Identity Thief review
Currently riding high at the US box office, road trip comedy Identity Thief is far from a great night at the pictures, Simon writes...
The beauty of John Hughes’ Planes Trains And Automobiles is that, in the depths of everything he puts Steve Martin’s character through, you still care and feel sympathy for John Candy’s shower ring salesman. That’s really hard to do: by most measures, he should be the kind of character who, given how unreasonable he is at his worst, you simply want to see the back of. But you don’t, and when Martin invites him into his home at the end of the film, you can, at the very least, understand why.
Identity Thief, at the time of writing the biggest grossing comedy of 2013 in the US, never gets anywhere close. Not once. It puts at its heart a character who does unforgiveable things, and by the time an attempt at redemption comes around, you’re all but tempted to drive her to the police station yourself. She lives the high life, at the expense of someone who struggles to support their family. It was always going to be a tough sell to make the character sympathetic.
The premise is pretty straightforward. Jason Bateman is a law-abiding money man, who works some way up the greasy pole. He’s reminded of this by his company’s boss (played in a fun but all-too-brief cameo from Jon Favreau), and he’s struggling with money issues too, not least because he has a new baby on the way.
On the other side of the coin, there’s Melissa McCarthy’s fraudster. She’s quickly stolen the identity of Bateman’s character – Sandy Patterson – and is helping herself to life’s luxuries, while he struggles to save every penny.
Within minutes, you simply can’t help but hate McCarthy’s character. She’s a strong comedy actress, but the final cut of the film simply gives you too few reasons to warm to her character in any way. The narrative as such brings Bateman and McCarthy together on a road trip that doesn’t seem to make a whole lot of sense, and it proves to be an ongoing exercise in Bateman’s Sandy trying to be reasonable, and McCarthy’s stolen version being vile. At times, the film then tries to skew it so that it’s Bateman we’re supposed to feel is the bad one here, but that, too, fails miserably.
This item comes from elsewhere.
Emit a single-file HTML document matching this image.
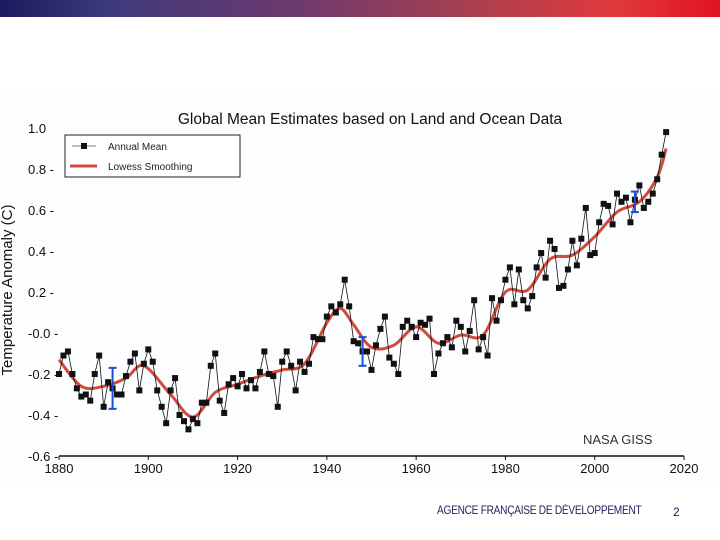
<!DOCTYPE html>
<html><head><meta charset="utf-8"><style>
body{margin:0;width:720px;height:540px;background:#fff;overflow:hidden;font-family:"Liberation Sans",sans-serif;position:relative}
#bar{position:absolute;left:0;top:0;width:720px;height:17px;background:linear-gradient(90deg,#1c1a5e 0%,#3d3a7c 15%,#6a3a6e 40%,#a8404f 65%,#e03a3c 85%,#e01520 100%)}
#footer{position:absolute;left:437px;top:505px;font-size:11.5px;color:#2b1a5a;letter-spacing:-0.3px;transform:scaleX(0.88);transform-origin:left}
#page{position:absolute;left:673px;top:505px;font-size:12px;color:#2b1a5a}
</style></head><body>
<div id="bar"></div>
<svg id="chart" width="720" height="540" style="position:absolute;left:0;top:0">
<rect x="0" y="93" width="720" height="390" fill="#fbfdff"/>
<text x="370" y="124" text-anchor="middle" font-size="15.5" fill="#111">Global Mean Estimates based on Land and Ocean Data</text>
<text transform="translate(12,290) rotate(-90)" text-anchor="middle" font-size="15" fill="#111">Temperature Anomaly (C)</text>
<g id="axes"></g><g id="marks"></g>
<g>
<rect x="65" y="135" width="175" height="42" fill="#fff" stroke="#222" stroke-width="1"/>
<line x1="72" y1="146" x2="96" y2="146" stroke="#555" stroke-width="0.8"/><rect x="81" y="143" width="6" height="6" fill="#111"/>
<text x="108" y="150" font-size="10" fill="#222">Annual Mean</text>
<line x1="70" y1="166" x2="97" y2="166" stroke="#d24a3c" stroke-width="3"/>
<text x="108" y="170" font-size="10" fill="#222">Lowess Smoothing</text>
</g>
<text x="583" y="444" font-size="13" fill="#333">NASA GISS</text>
</svg>
<div id="footer">AGENCE FRANÇAISE DE DÉVELOPPEMENT</div>
<div id="page">2</div>
<script>
const annual=[-0.20,-0.11,-0.09,-0.20,-0.27,-0.31,-0.30,-0.33,-0.20,-0.11,-0.36,-0.24,-0.27,-0.30,-0.30,-0.21,-0.14,-0.10,-0.28,-0.15,-0.08,-0.14,-0.28,-0.36,-0.44,-0.28,-0.22,-0.40,-0.43,-0.47,-0.42,-0.44,-0.34,-0.34,-0.16,-0.10,-0.33,-0.39,-0.25,-0.22,-0.26,-0.20,-0.27,-0.23,-0.27,-0.19,-0.09,-0.20,-0.21,-0.36,-0.14,-0.09,-0.16,-0.28,-0.14,-0.19,-0.15,-0.02,-0.03,-0.03,0.08,0.13,0.10,0.14,0.26,0.13,-0.04,-0.05,-0.09,-0.09,-0.18,-0.06,0.02,0.08,-0.12,-0.15,-0.20,0.03,0.06,0.03,-0.02,0.05,0.04,0.07,-0.20,-0.10,-0.05,-0.02,-0.07,0.06,0.03,-0.09,0.01,0.16,-0.08,-0.02,-0.11,0.17,0.06,0.16,0.26,0.32,0.14,0.31,0.16,0.12,0.18,0.32,0.39,0.27,0.45,0.41,0.22,0.23,0.31,0.45,0.33,0.46,0.61,0.38,0.39,0.54,0.63,0.62,0.53,0.68,0.64,0.66,0.54,0.65,0.72,0.61,0.64,0.68,0.75,0.87,0.98];
const firstYear=1880;
const lowessYears=[1880,1885,1890,1895,1899,1905,1910,1915,1920,1925,1930,1935,1940,1943,1946,1950,1955,1960,1965,1970,1975,1980,1985,1990,1995,2000,2005,2010,2014,2016];
const lowessVals=[-0.13,-0.26,-0.26,-0.22,-0.16,-0.30,-0.41,-0.29,-0.25,-0.21,-0.18,-0.15,0.05,0.12,0.04,-0.07,-0.06,0.03,-0.05,-0.01,-0.01,0.20,0.21,0.36,0.38,0.47,0.59,0.64,0.76,0.90];
const errYears=[1892,1948,2009];
const errCenter=[-0.27,-0.09,0.64];
const errHalf=[0.10,0.07,0.05];
const xTicks=[1880,1900,1920,1940,1960,1980,2000,2020];
const yTicks=[1.0,0.8,0.6,0.4,0.2,0.0,-0.2,-0.4,-0.6];
const yTickLabels=["1.0","0.8 -","0.6 -","0.4 -","0.2 -","-0.0 -","-0.2 -","-0.4 -","-0.6 -"];
const X=y=>59+(y-1880)*625/140;
const Y=v=>333-v*205;
const NS='http://www.w3.org/2000/svg';
function mk(t,a,p){const e=document.createElementNS(NS,t);for(const k in a)e.setAttribute(k,a[k]);p.appendChild(e);return e;}
const ax=document.getElementById('axes'),mg=document.getElementById('marks');
let l=mk('line',{x1:X(1880),x2:X(2020),y1:Y(-0.6),y2:Y(-0.6),stroke:'#111','stroke-width':1.5},ax);


xTicks.forEach(t=>{
 const tk=mk('line',{x1:X(t),x2:X(t),y1:Y(-0.6),y2:Y(-0.6)+4,stroke:'#111'},ax);
 
 
 const tx=mk('text',{x:X(t),y:Y(-0.6)+17,'text-anchor':'middle','font-size':13,fill:'#111'},ax);
 tx.textContent=t;
 
 
});
yTicks.forEach((t,i)=>{
 const tx=mk('text',{x:28,y:Y(t)+5,'font-size':13,fill:'#111'},ax);
 tx.textContent=yTickLabels[i];
 
 
});
// lowess
const pts=lowessYears.map((y,i)=>[X(y),Y(lowessVals[i])]);
let d='M'+pts[0][0]+','+pts[0][1];
for(let i=0;i<pts.length-1;i++){const p0=pts[i-1]||pts[i],p1=pts[i],p2=pts[i+1],p3=pts[i+2]||p2;
 d+=` C${p1[0]+(p2[0]-p0[0])/6},${p1[1]+(p2[1]-p0[1])/6} ${p2[0]-(p3[0]-p1[0])/6},${p2[1]-(p3[1]-p1[1])/6} ${p2[0]},${p2[1]}`;}
const lw=mk('path',{d:d,fill:'none',stroke:'#d24a3c','stroke-width':3},mg);


const al=mk('polyline',{points:annual.map((v,i)=>X(firstYear+i)+','+Y(v)).join(' '),fill:'none',stroke:'#111','stroke-width':0.8},mg);


annual.forEach((v,i)=>{
 const r=mk('rect',{x:X(firstYear+i)-3,y:Y(v)-3,width:6,height:6,fill:'#111'},mg);
 
 
});
errYears.forEach((y,i)=>{
 const g=mk('g',{stroke:'#1f4fd0','stroke-width':2},mg);
 
 
 const x=X(y),a=Y(errCenter[i]+errHalf[i]),b=Y(errCenter[i]-errHalf[i]);
 mk('line',{x1:x,x2:x,y1:a,y2:b},g);mk('line',{x1:x-4,x2:x+4,y1:a,y2:a},g);mk('line',{x1:x-4,x2:x+4,y1:b,y2:b},g);
});
</script>
</body></html>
Then, thrown into the mix, are an assortment of people chasing after McCarthy, including Terminator 2′s Robert Patrick. It’s all a bit of a side adventure that never really adds a great deal, sadly.
All of this would, of course, be of little consequence were the film genuinely funny. Yet this is Identity Thief‘s biggest failing. Save for some wry delivery from the always-impressive Bateman, a laugh is next to the last thing you’ll find here. One or two pratfalls aside, there’s simply precious little to laugh at, yet alone like.
We do have a bit of a rule when it comes to scoring films at Den Of Geek, in that we save five stars for something you need to drop everything to watch, and one star for cynical, lazy material such as a Big Momma’s 3, or something of that ilk. Appreciating that star ratings are arbitrary, what saves Identity Thief from the pits of one star hell are two lead performances that desperately try and make something out of next to nothing, and one or two impressive action moments director Seth Gordon choreographs near the end of the film.
For the vast majority of the time, though, this is just another Hollywood comedy content to dance in a field of shit, delivering just enough material to fill a trailer, but nowhere near enough to justify a night out at the movies. There are some talented people involved in the movie – writer Craig Mazin for one – but while it might be a big hit, Identity Thief is nowhere, nowhere near their best work.
Identity Thief is out in cinemas now.